» **Set exercise**: Drop the pictures, then extract the listing word for word.

» **Stored data**:
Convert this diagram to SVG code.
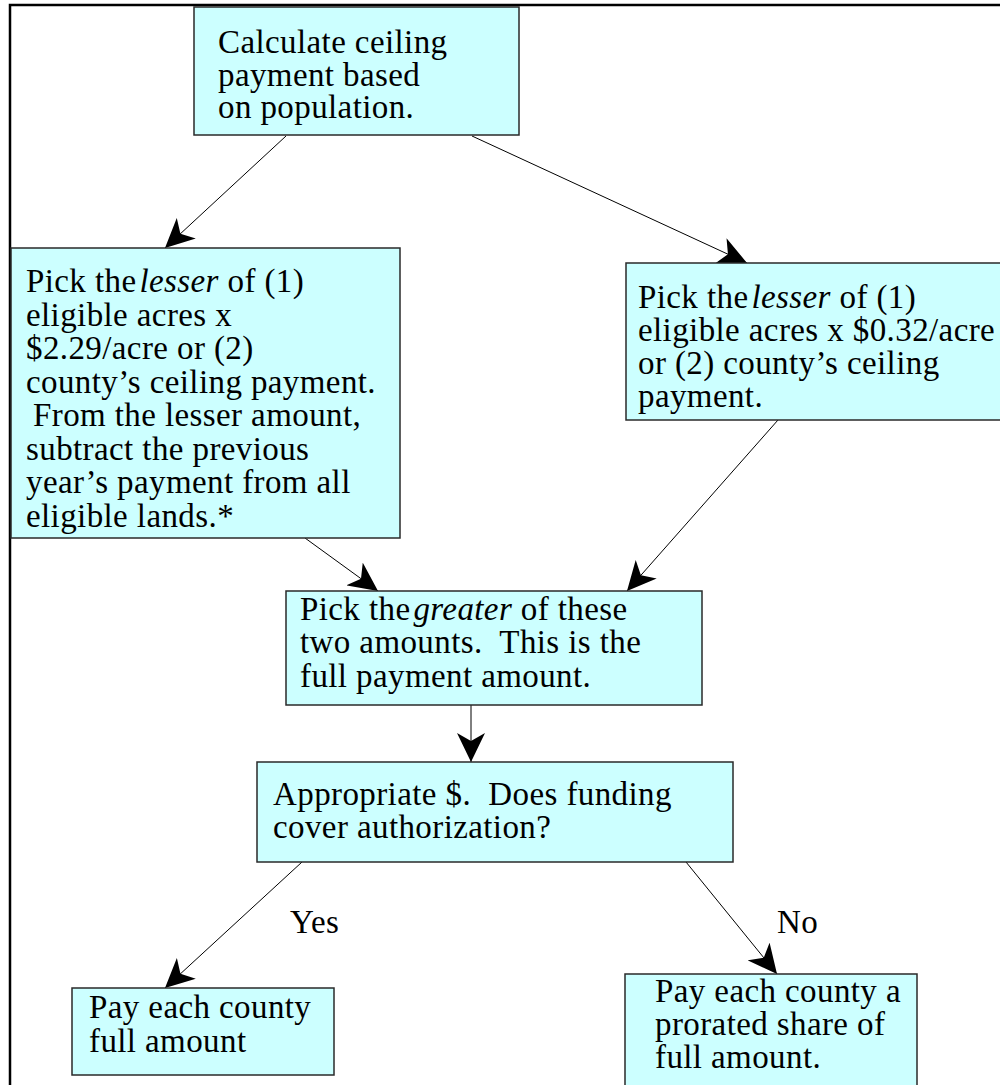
<svg xmlns="http://www.w3.org/2000/svg" width="1000" height="1085" viewBox="0 0 1000 1085">
<defs>
<style>
.box{fill:#ccffff;stroke:#2a2a2a;stroke-width:1.5}
.t{font-family:"Liberation Serif","Times New Roman",serif;font-size:33px;letter-spacing:0.4px;fill:#000}
.i{font-style:italic}
.c{stroke:#000;stroke-width:1;fill:none;marker-end:url(#ah)}
</style>
<marker id="ah" viewBox="0 0 29 28" refX="29" refY="14" markerWidth="29" markerHeight="28" markerUnits="userSpaceOnUse" orient="auto">
<path d="M0,0 L29,14 L0,28 L8,14 Z" fill="#000"/>
</marker>
</defs>
<rect width="1000" height="1085" fill="#fff"/>
<path d="M10,1085 V5 H1000" fill="none" stroke="#000" stroke-width="2.5"/>
<g id="connectors">
<line class="c" x1="286" y1="136" x2="165" y2="248"/>
<line class="c" x1="472" y1="136" x2="747" y2="263"/>
<line class="c" x1="305" y1="538" x2="378" y2="591"/>
<line class="c" x1="778" y1="420" x2="627" y2="591"/>
<line class="c" x1="471" y1="705" x2="471" y2="762"/>
<line class="c" x1="302" y1="862" x2="165" y2="988"/>
<line class="c" x1="686" y1="862" x2="777" y2="974"/>
</g>
<g id="n1">
<rect class="box" x="194" y="7" width="325" height="128"/>
<text class="t" x="218" y="53">Calculate ceiling</text>
<text class="t" x="218" y="85.5">payment based</text>
<text class="t" x="218" y="118">on population.</text>
</g>
<g id="n2">
<rect class="box" x="11" y="248" width="389" height="290"/>
<text class="t" x="26" y="292">Pick the<tspan class="i" dx="3">lesser</tspan> of (1)</text>
<text class="t" x="26" y="325.5">eligible acres x</text>
<text class="t" x="26" y="359">$2.29/acre or (2)</text>
<text class="t" x="26" y="392.5">county’s ceiling payment.</text>
<text class="t" x="33" y="426">From the lesser amount,</text>
<text class="t" x="26" y="459.5">subtract the previous</text>
<text class="t" x="26" y="493">year’s payment from all</text>
<text class="t" x="26" y="526.5">eligible lands.*</text>
</g>
<g id="n3">
<rect class="box" x="626" y="263" width="380" height="157"/>
<text class="t" x="638" y="308">Pick the<tspan class="i" dx="3">lesser</tspan> of (1)</text>
<text class="t" x="638" y="341">eligible acres x $0.32/acre</text>
<text class="t" x="638" y="374">or (2) county’s ceiling</text>
<text class="t" x="638" y="407">payment.</text>
</g>
<g id="n4">
<rect class="box" x="286" y="591" width="416" height="114"/>
<text class="t" x="300" y="620">Pick the<tspan class="i" dx="3">greater</tspan> of these</text>
<text class="t" x="300" y="653" xml:space="preserve">two amounts.  This is the</text>
<text class="t" x="300" y="687">full payment amount.</text>
</g>
<g id="n5">
<rect class="box" x="257" y="762" width="476" height="100"/>
<text class="t" x="273" y="805" xml:space="preserve">Appropriate $.  Does funding</text>
<text class="t" x="273" y="838">cover authorization?</text>
</g>
<text class="t" x="290" y="933">Yes</text>
<text class="t" x="777" y="933">No</text>
<g id="n6">
<rect class="box" x="72" y="988" width="262" height="87"/>
<text class="t" x="89" y="1018">Pay each county</text>
<text class="t" x="89" y="1052">full amount</text>
</g>
<g id="n7">
<rect class="box" x="625" y="974" width="292" height="120"/>
<text class="t" x="655" y="1002">Pay each county a</text>
<text class="t" x="655" y="1035">prorated share of</text>
<text class="t" x="655" y="1068">full amount.</text>
</g>
</svg>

» **Exercise answer**:
Convert this diagram to SVG code.
<svg xmlns="http://www.w3.org/2000/svg" width="1000" height="1085" viewBox="0 0 1000 1085">
<defs>
<style>
.box{fill:#ccffff;stroke:#2a2a2a;stroke-width:1.5}
.t{font-family:"Liberation Serif","Times New Roman",serif;font-size:33px;letter-spacing:0.4px;fill:#000}
.i{font-style:italic}
.c{stroke:#000;stroke-width:1;fill:none;marker-end:url(#ah)}
</style>
<marker id="ah" viewBox="0 0 29 28" refX="29" refY="14" markerWidth="29" markerHeight="28" markerUnits="userSpaceOnUse" orient="auto">
<path d="M0,0 L29,14 L0,28 L8,14 Z" fill="#000"/>
</marker>
</defs>
<rect width="1000" height="1085" fill="#fff"/>
<path d="M10,1085 V5 H1000" fill="none" stroke="#000" stroke-width="2.5"/>
<g id="connectors">
<line class="c" x1="286" y1="136" x2="165" y2="248"/>
<line class="c" x1="472" y1="136" x2="747" y2="263"/>
<line class="c" x1="305" y1="538" x2="378" y2="591"/>
<line class="c" x1="778" y1="420" x2="627" y2="591"/>
<line class="c" x1="471" y1="705" x2="471" y2="762"/>
<line class="c" x1="302" y1="862" x2="165" y2="988"/>
<line class="c" x1="686" y1="862" x2="777" y2="974"/>
</g>
<g id="n1">
<rect class="box" x="194" y="7" width="325" height="128"/>
<text class="t" x="218" y="53">Calculate ceiling</text>
<text class="t" x="218" y="85.5">payment based</text>
<text class="t" x="218" y="118">on population.</text>
</g>
<g id="n2">
<rect class="box" x="11" y="248" width="389" height="290"/>
<text class="t" x="26" y="292">Pick the<tspan class="i" dx="3">lesser</tspan> of (1)</text>
<text class="t" x="26" y="325.5">eligible acres x</text>
<text class="t" x="26" y="359">$2.29/acre or (2)</text>
<text class="t" x="26" y="392.5">county’s ceiling payment.</text>
<text class="t" x="33" y="426">From the lesser amount,</text>
<text class="t" x="26" y="459.5">subtract the previous</text>
<text class="t" x="26" y="493">year’s payment from all</text>
<text class="t" x="26" y="526.5">eligible lands.*</text>
</g>
<g id="n3">
<rect class="box" x="626" y="263" width="380" height="157"/>
<text class="t" x="638" y="308">Pick the<tspan class="i" dx="3">lesser</tspan> of (1)</text>
<text class="t" x="638" y="341">eligible acres x $0.32/acre</text>
<text class="t" x="638" y="374">or (2) county’s ceiling</text>
<text class="t" x="638" y="407">payment.</text>
</g>
<g id="n4">
<rect class="box" x="286" y="591" width="416" height="114"/>
<text class="t" x="300" y="620">Pick the<tspan class="i" dx="3">greater</tspan> of these</text>
<text class="t" x="300" y="653" xml:space="preserve">two amounts.  This is the</text>
<text class="t" x="300" y="687">full payment amount.</text>
</g>
<g id="n5">
<rect class="box" x="257" y="762" width="476" height="100"/>
<text class="t" x="273" y="805" xml:space="preserve">Appropriate $.  Does funding</text>
<text class="t" x="273" y="838">cover authorization?</text>
</g>
<text class="t" x="290" y="933">Yes</text>
<text class="t" x="777" y="933">No</text>
<g id="n6">
<rect class="box" x="72" y="988" width="262" height="87"/>
<text class="t" x="89" y="1018">Pay each county</text>
<text class="t" x="89" y="1052">full amount</text>
</g>
<g id="n7">
<rect class="box" x="625" y="974" width="292" height="120"/>
<text class="t" x="655" y="1002">Pay each county a</text>
<text class="t" x="655" y="1035">prorated share of</text>
<text class="t" x="655" y="1068">full amount.</text>
</g>
</svg>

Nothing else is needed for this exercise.